# DNSCMD error



## jimmy4650 (Jun 9, 2009)

Hi,

We have problem with the DNSCMD script we use, it has worked with out any problems until the 22/5 after that this error came.

Command failed: ERROR ACCESS DENIED 5

I dont know what has happend anyone got a clue.

We are running server 2008. I have not changed anything on the server, though some MS updates have been applied.

Seems to be the MS update KB955430 that has messed up the script. The MS update can't be uninstalled.

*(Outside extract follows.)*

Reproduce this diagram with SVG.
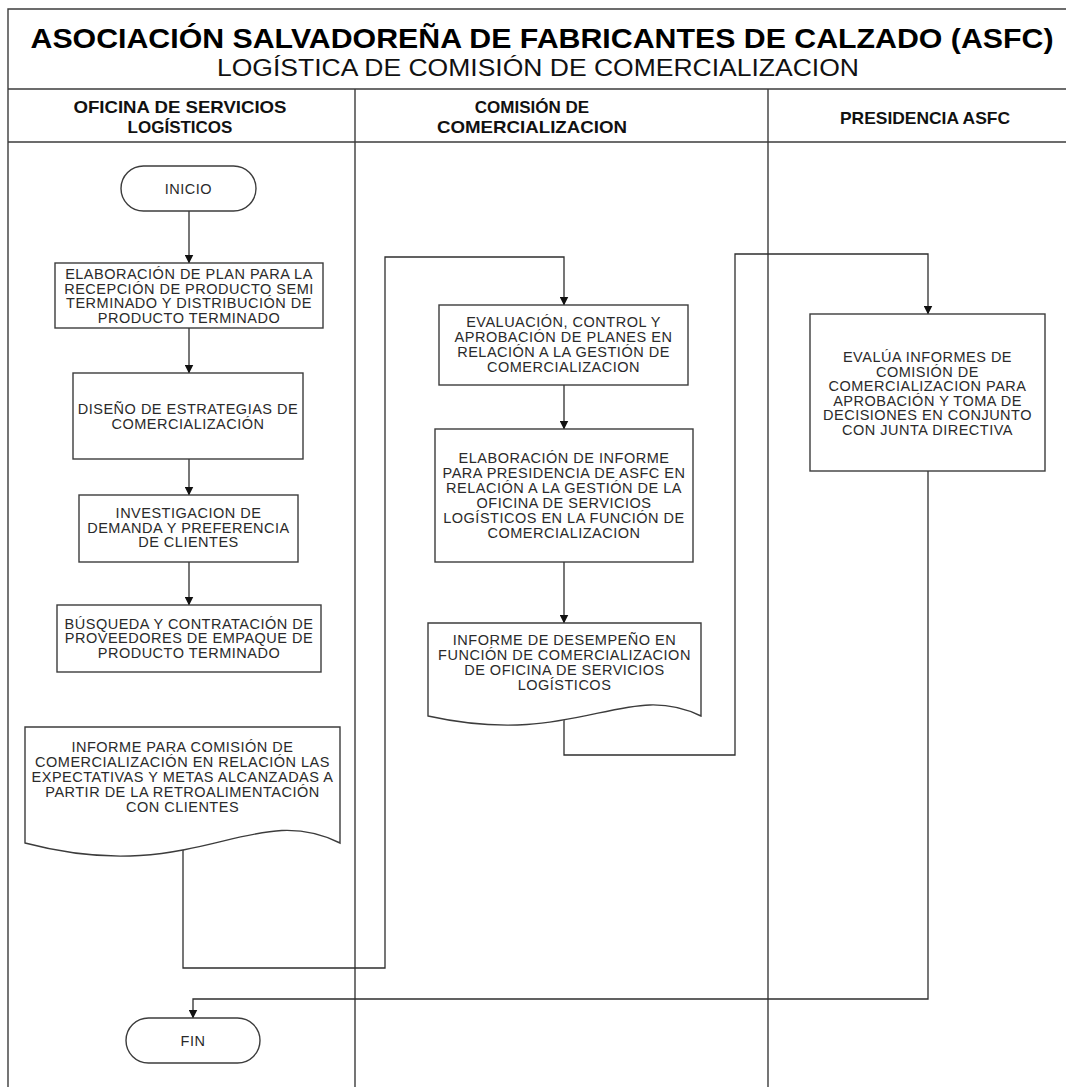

*Here is a part of the script.*
dnscmd %PRIMARYNS% /zoneadd %1%2 /primary /file %1%2.dns
dnscmd %PRIMARYNS% /recordadd %1%2 @ SOA %NS1% %ADMINMAIL% 1 900 600 %TTL% %TTL%
dnscmd %PRIMARYNS% /recordadd %1%2 @ NS %NS1%
dnscmd %PRIMARYNS% /recordadd %1%2 @ NS %NS2%
dnscmd %PRIMARYNS% /recorddelete %1%2 @ NS ns1 /f
dnscmd %PRIMARYNS% /recordadd %1%2 @ A %WEBIP%
dnscmd %PRIMARYNS% /recordadd %1%2 www A %WEBIP%
dnscmd %PRIMARYNS% /recordadd %1%2 * A %WEBIP%
dnscmd %PRIMARYNS% /recordadd %1%2 mail A %MAILIP%
dnscmd %PRIMARYNS% /recordadd %1%2 @ MX 10 mail.%1%2
dnscmd %SECONDARYNS% /zoneadd %1%2 /secondary %PRIMARYNS% /file %1%2.dns


----------



## peterh40 (Apr 15, 2007)

Is the user used to run the script have Domain Admins or Enterprise Admins is a member of the Builtin\Administrators group on the DC or server.


----------



## jimmy4650 (Jun 9, 2009)

the user is the local administrator account. No AD domain is setup on the server as it only acts as a DNS server


----------